Моряки союзных эскадр действовали в бою дружно и в критический момент приходили друг другу на выручку. Примеры такой взаимовыручки приводил Л. П. Гейден в своем рапорте Николаю I от 13 (25) ноября 1827 г. Так, командир французского корабля «Бреславль» Ла-Бретоньер, увидев, что «Азов» подвергается интенсивному обстрелу, немедленно отрубил свой канат и занял место между «Азовом» и английским кораблем «Альбион», чем принял на себя часть вражеского огня. В свою очередь «Азов», хотя сам был окружен неприятельскими кораблями, направил огонь своих 14 орудий против 80-пушечного египетского корабля, с которым сражался английский флагман «Азия». В результате вражеский корабль вскоре взлетел на воздух[360]. «Никакой в мире флот, – говорилось в приказе Кодрингтона после сражения, – не оказывал в подобной степени такого совершенного единодушия, такого полного согласия, какими одушевлены были эскадры трех союзных держав в сей столь кровопролитной битве»[361].
Наваринский бой закончился почти полным уничтожением султанского флота. Некоторые свои корабли, утратившие боеспособность, турки сами взорвали на следующий день. В итоге из грозной армады, насчитывавшей более 60 военных судов, уцелел один фрегат и 15 мелких кораблей. Потери в людях турков-египтян составили 6 тыс. человек убитыми и 4 тыс. ранеными.
Союзники потеряли около 750 человек убитыми и ранеными. Потери англичан составили 79 убитыми, 205 ранеными, французов – 43 убитыми и 141 ранеными. На русской эскадре было убито 57 человек и ранено 141[362].
Соединенная эскадра не потеряла ни одного судна, но многие, особенно адмиральские, корабли были сильно повреждены. Из русских кораблей особенно пострадал «Азов». В его корпусе было насчитано 153 пробоины, в том числе семь подводных. Мачты русского флагмана были так избиты, что после боя с трудом удалось поднять паруса. Вследствие полученных тяжелых повреждений «Азов», после окончания средиземноморской кампании, был списан из состава флота. Вместо него в строй российского флота вошел новый корабль, который для увековечения подвига «Азова» в Наваринском бою получил название «Память Азова».
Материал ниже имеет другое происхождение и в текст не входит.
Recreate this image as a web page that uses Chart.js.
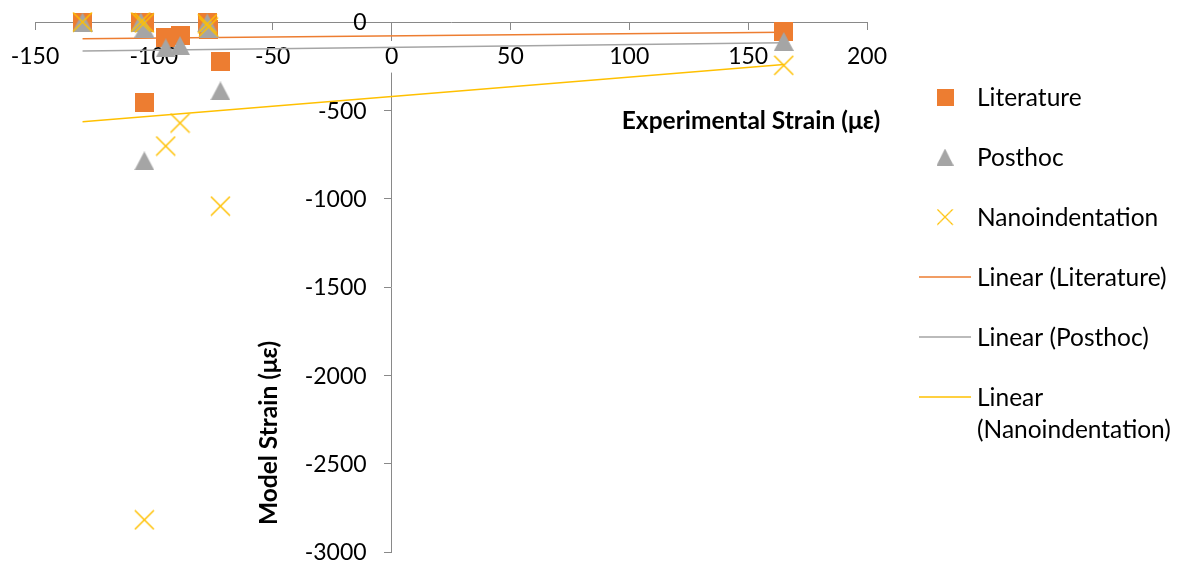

Эхо от пушечного грома в Наваринской бухте быстро раскатилось по Греции и всей Европе. Весть о Наваринской победе вызвала чувство радости и облегчения у греков и всех их друзей. Европейское общественное мнение расценило Наварин как триумф филэллинизма.
Реакция же правительств союзных держав на это событие была смешанной. В Петербурге целиком одобрили действия Л. П. Гейдена как полностью соответствующие Лондонскому договору и содействующие его выполнению. В Лондоне же сочли, что Э. Кодрингтон нарушил свои инструкции. Английский король Георг IV в тронной речи, произнесенной 29 января 1828 г., назвал Наварин «неудачным происшествием» и выразил сожаление по поводу столкновения британского флота «с морской силой старинного союзника»[363]. Через несколько месяцев Э. Кодрингтон был смещен со своего поста.